Sherlock è seduto al tavolo a pochi passi da lei e nella fievole luce dell’appartamento sembra più pallido di sempre. Un fantasma, l’ombra di se stesso. «Dimmi cosa c’è. Ho poco tempo.»
Per un attimo le parole la tradiscono e lei non sa che dire. «Volevo vederti.»
«E’ successo qualcosa?»
Molly scuote la testa. «No. Avevo solo bisogno... Volevo solo essere sicura.»
Sherlock si alza, è già pronto per andarsene. «Di cosa?»
«Che va tutto bene. Davvero
Lui rimane fermo un attimo, prima di avvicinarsi alla porta dell’appartamento. «Va tutto bene. Davvero
Molly, solo qualche passo indietro, gli sorride. «Lo so. Ora, voglio dire. Ora lo so.»

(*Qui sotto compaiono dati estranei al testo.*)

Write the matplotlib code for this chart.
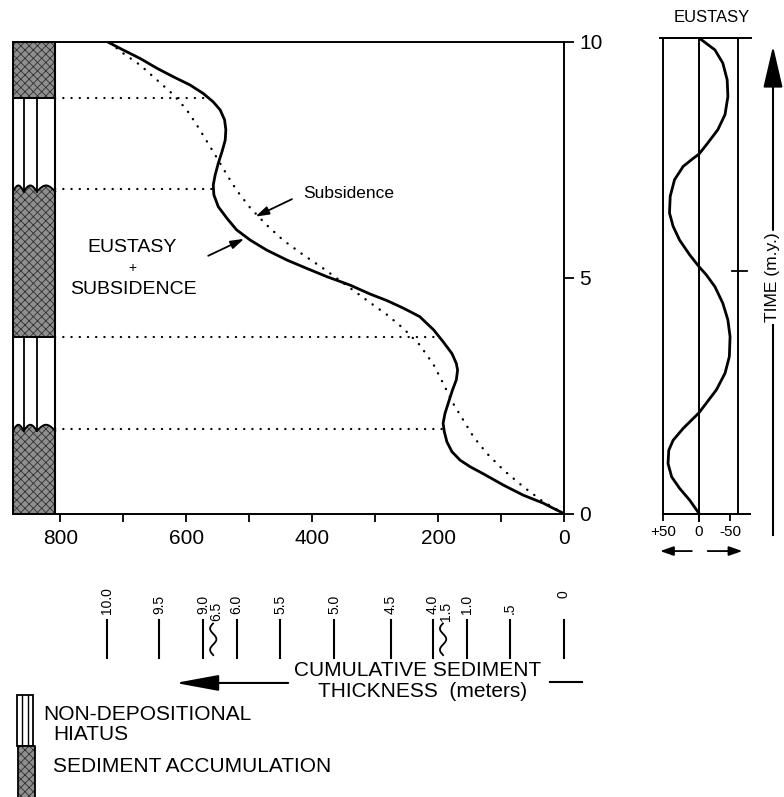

Sherlock la fissa per un istante e poi lascia l’appartamento. «A presto, Molly Hooper.»
«A presto», dice lei di rimando, guardandolo allontanarsi.
Si chiude la porta alle spalle e si domanda se fra anni sarà così che si ricorderà di lui. Di spalle, il passo veloce e deciso di chi si allontana con un’idea nella testa.

“A presto”, ha detto.
Molly sa che quelle due parole sono una promessa.